Since the October 7 Hamas assault, Prime Minister Benjamin Netanyahu has repeatedly claimed that he had not been warned by security chiefs about an impending Hamas attack, and claimed all security chiefs had consistently assured him Hamas was deterred.

Netanyahu has also stopped short of taking direct responsibility for the Palestinian terror group’s deadly onslaught.

“After the war everyone will have to give answers, myself included,” he said at a press conference on Sunday, repeating comments he made earlier in the week. But, he stressed, “there was an awful debacle.”

Prime Minister Benjamin Netanyahu gives a primetime address, October 25, 2023. (GPO/Screenshot)

The Liberman document adds to a mounting body of evidence of the massive failure of Israel’s military, intelligence and political leadership.

Also Monday, a New York Times analysis of the failings revealed that the military’s vaunted 8200 signal intelligence unit stopped listening in to the handheld radios of Hamas operatives in Gaza a year ago because it was seen as a “waste of effort.”

In an extensive report on the intelligence failures that enabled the October 7 massacre, the paper also said that US spy agencies had largely stopped collecting information on Hamas in recent years, believing that Israel had contained the threat from the terror group.

And while Netanyahu said he had not received any warnings of an impending attack, the Ynet news site reported Monday that on July 23, Netanyahu had sent Shin Bet chief Ronen Bar to warn Opposition Leader Yair Lapid that unless he compromised on judicial overhaul legislation that was roiling the country, “the risk for war would grow significantly.”

The report, citing several officials in Lapid’s Yesh Atid party, said that the warnings were severe enough for Lapid to back compromise efforts, despite opposition from protest leaders.

Liberman resigned as defense minister in November 2018, bringing down Netanyahu’s government, following a ceasefire agreed between Israel and Palestinian terror groups in Gaza in the wake of an unprecedentedly fierce two-day barrage of over 400 rockets fired by Hamas and other terror groups toward Israel.

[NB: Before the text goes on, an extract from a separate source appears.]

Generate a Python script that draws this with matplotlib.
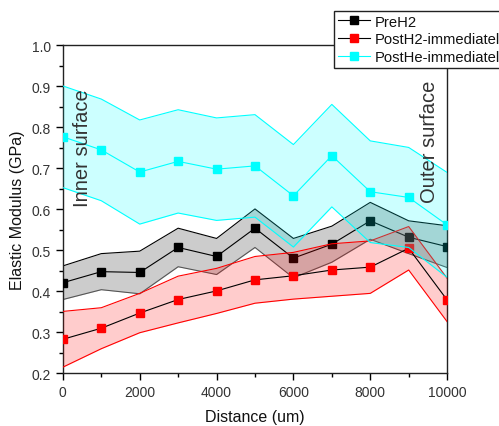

“What happened yesterday, the ceasefire, together with the deal with Hamas, is a capitulation to terror. There is no other way of explaining it,” he told reporters at the time.  “What we are doing right now is buying quiet for a heavy price with no long-term plan to reduce violence toward us.”

He said that he made his decision to leave office because “I could not remain and still be able to look residents of the south in the eyes.”